>> Begin

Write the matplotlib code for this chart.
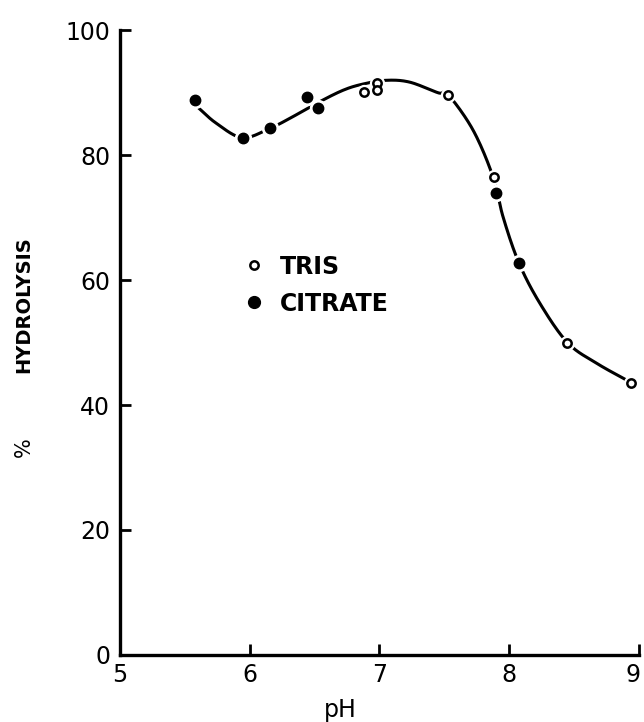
import numpy as np
import matplotlib
matplotlib.use("Agg")
import matplotlib.pyplot as plt
import matplotlib.transforms as mtransforms
from matplotlib.lines import Line2D

# measured points
tris_ph = [6.88, 6.98, 6.98, 7.53, 7.88, 8.45, 8.94]
tris_hyd = [90.2, 91.5, 90.4, 89.7, 76.5, 50.0, 43.6]
citrate_ph = [5.58, 5.95, 6.16, 6.44, 6.53, 7.90, 8.08]
citrate_hyd = [88.8, 82.8, 84.3, 89.4, 87.6, 74.0, 62.8]

# hand drawn curve
curve_ph = [5.60, 5.745, 5.946, 6.156, 6.31, 6.516, 6.72, 6.875, 7.055, 7.235,
            7.453, 7.53, 7.723, 7.877, 7.954, 8.075, 8.237, 8.45, 8.674, 8.94]
curve_hyd = [87.7, 85.1, 82.8, 84.3, 85.9, 88.3, 90.4, 91.4, 92.0, 91.7,
             90.0, 89.7, 84.0, 76.5, 70.1, 62.8, 56.3, 50.0, 46.7, 43.6]

x_ticks = [5, 6, 7, 8, 9]
y_ticks = [0, 20, 40, 60, 80, 100]


def catmull_rom(xs, ys, n=24):
    p = np.column_stack([xs, ys])
    p = np.vstack([2*p[0] - p[1], p, 2*p[-1] - p[-2]])
    out = []
    t = np.linspace(0, 1, n, endpoint=False)[:, None]
    for i in range(1, len(p) - 2):
        p0, p1, p2, p3 = p[i-1], p[i], p[i+1], p[i+2]
        seg = 0.5*((2*p1) + (-p0 + p2)*t + (2*p0 - 5*p1 + 4*p2 - p3)*t**2
                   + (-p0 + 3*p1 - 3*p2 + p3)*t**3)
        out.append(seg)
    out.append(p[-2][None, :])
    out = np.vstack(out)
    return out[:, 0], out[:, 1]


fig = plt.figure(figsize=(6.44, 7.22), dpi=100)
ax = fig.add_axes([0.186, 0.093, 0.806, 0.865])

cx, cy = catmull_rom(curve_ph, curve_hyd)
ax.plot(cx, cy, color='k', lw=2.2, zorder=2)

# white halo so the line breaks at each point
ax.plot(citrate_ph, citrate_hyd, 'o', ms=9.5, mfc='k', mec='white', mew=3, zorder=3)
ax.plot(citrate_ph, citrate_hyd, 'o', ms=7.5, mfc='k', mec='k', zorder=4)
ax.plot(tris_ph, tris_hyd, 'o', ms=8, mfc='white', mec='white', mew=3, zorder=3)
ax.plot(tris_ph, tris_hyd, 'o', ms=6, mfc='white', mec='k', mew=1.8, zorder=4)

ax.set_xlim(5, 9)
ax.set_ylim(0, 100)
ax.set_xticks(x_ticks)
ax.set_yticks(y_ticks)
ax.set_xticklabels([str(v) for v in x_ticks], fontsize=17)
ax.set_yticklabels([str(v) for v in y_ticks], fontsize=17)
ax.tick_params(direction='in', length=8, width=2, pad=7)
ax.tick_params(axis='x', pad=6)
for s in ['top', 'right']:
    ax.spines[s].set_visible(False)
for s in ['left', 'bottom']:
    ax.spines[s].set_linewidth(2.4)

# keep the last x label inside the canvas
last = ax.get_xticklabels()[-1]
last.set_transform(last.get_transform() +
                   mtransforms.ScaledTranslation(-4/72, 0, fig.dpi_scale_trans))

ax.set_xlabel('pH', fontsize=17, x=0.424, labelpad=8)

fig.text(0.037, 0.578, 'HYDROLYSIS', rotation=90, fontsize=14,
         family=['Liberation Sans Narrow', 'DejaVu Sans'],
         fontweight='bold', ha='center', va='center')
fig.text(0.037, 0.381, '%', rotation=90, fontsize=15,
         ha='center', va='center')

handles = [
    Line2D([], [], ls='none', marker='o', ms=6, mfc='white', mec='k', mew=1.8),
    Line2D([], [], ls='none', marker='o', ms=8.5, mfc='k', mec='k'),
]
ax.legend(handles, ['TRIS', 'CITRATE'], loc='upper left',
          bbox_to_anchor=(0.19, 0.675), frameon=False,
          prop={'size': 17, 'weight': 'bold'}, handletextpad=0.5,
          labelspacing=0.55, handlelength=1.2)

fig.savefig('out.png', dpi=100)
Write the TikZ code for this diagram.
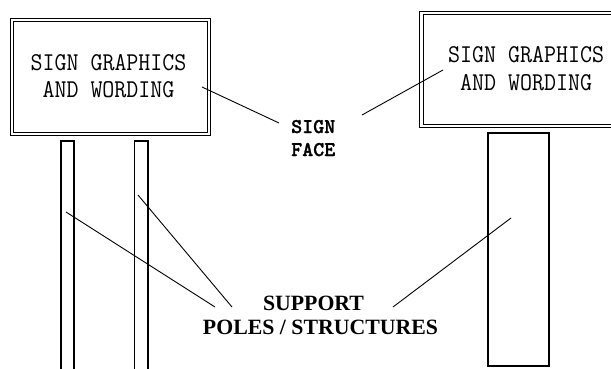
\documentclass[tikz,border=0pt]{standalone}
\usepackage{fontspec}
\usepackage{graphicx}
\newfontfamily\calloutfont{Liberation Serif}
\newfontfamily\facefont{lmmonolt10-bold.otf}[FakeBold=1.2]
\begin{document}
\begin{tikzpicture}[x=1pt,y=-1pt,
  signframe/.style={draw=black, line width=1.1pt, double=white, double distance=2.2pt,
                    inner sep=0pt, outer sep=0pt},
  pole/.style={draw=black, line width=1.3pt, inner sep=0pt, outer sep=0pt},
  leader/.style={draw=black, line width=0.9pt},
  signtext/.style={inner sep=0pt, anchor=base,
                   font=\ttfamily\fontsize{23.3}{26}\selectfont},
  facetext/.style={inner sep=0pt, anchor=base west,
                   font=\facefont\fontsize{21}{24}\selectfont},
  supporttext/.style={inner sep=0pt, anchor=base,
                      font=\calloutfont\bfseries\fontsize{21.8}{24}\selectfont}]
\useasboundingbox (0,0) rectangle (611,369);
\clip (0,0) rectangle (611,369);
\fill[white] (0,0) rectangle (611,369);

% sign panels
\node[signframe, minimum width=197pt, minimum height=114pt] (leftsign) at (110.5,77) {};
\node[signframe, minimum width=218.5pt, minimum height=113pt] (rightsign) at (530.75,69.5) {};

% support poles
\node[pole, minimum width=13pt, minimum height=239pt] (poleA) at (67.5,260.5) {};
\node[pole, minimum width=13.5pt, minimum height=239pt] (poleB) at (141.25,260.5) {};
\node[pole, minimum width=61pt, minimum height=233pt] (poleC) at (518.5,249.5) {};

% sign wording
\node[signtext] (lsign1) at (108.5,71) {\scalebox{1}[1.1]{SIGN GRAPHICS}};
\node[signtext] (lsign2) at (108.5,98) {\scalebox{1}[1.1]{AND WORDING}};
\node[signtext] (rsign1) at (526,63) {\scalebox{1}[1.1]{SIGN GRAPHICS}};
\node[signtext] (rsign2) at (526,91) {\scalebox{1}[1.1]{AND WORDING}};

% callout labels
\node[facetext] (face1) at (291,133) {SIGN};
\node[facetext] (face2) at (291,156) {FACE};
\node[supporttext] (sup1) at (313.5,310) {SUPPORT};
\node[supporttext] (sup2) at (320.5,334) {POLES / STRUCTURES};

% leader end points
\coordinate (faceL) at (279,123);
\coordinate (faceR) at (362,115);
\coordinate (inLeft) at (202,87);
\coordinate (inRight) at (443,70);
\coordinate (onA) at (66,212);
\coordinate (onB) at (138,195);
\coordinate (onC) at (511,218);
\coordinate (supL1) at (215,307);
\coordinate (supL2) at (232,307);
\coordinate (supR) at (393,307);

% leaders
\draw[leader] (inLeft) -- (faceL);
\draw[leader] (faceR) -- (inRight);
\draw[leader] (onA) -- (supL1);
\draw[leader] (onB) -- (supL2);
\draw[leader] (supR) -- (onC);
\end{tikzpicture}
\end{document}
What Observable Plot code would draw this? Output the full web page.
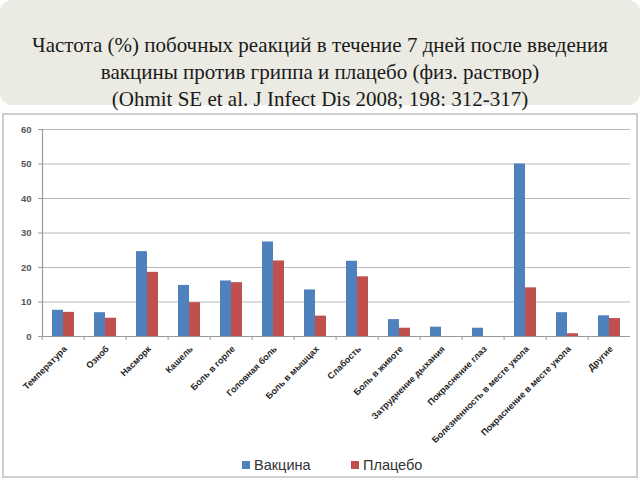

>> End

● **Required task**
Everything from the first line of the listing above through the line that contains "from matplotlib.lines import Line2D" is to be restated word for word, minus the pictures.

● **Task answer**
Write the matplotlib code for this chart.
import numpy as np
import matplotlib
matplotlib.use("Agg")
import matplotlib.pyplot as plt
import matplotlib.transforms as mtransforms
from matplotlib.lines import Line2D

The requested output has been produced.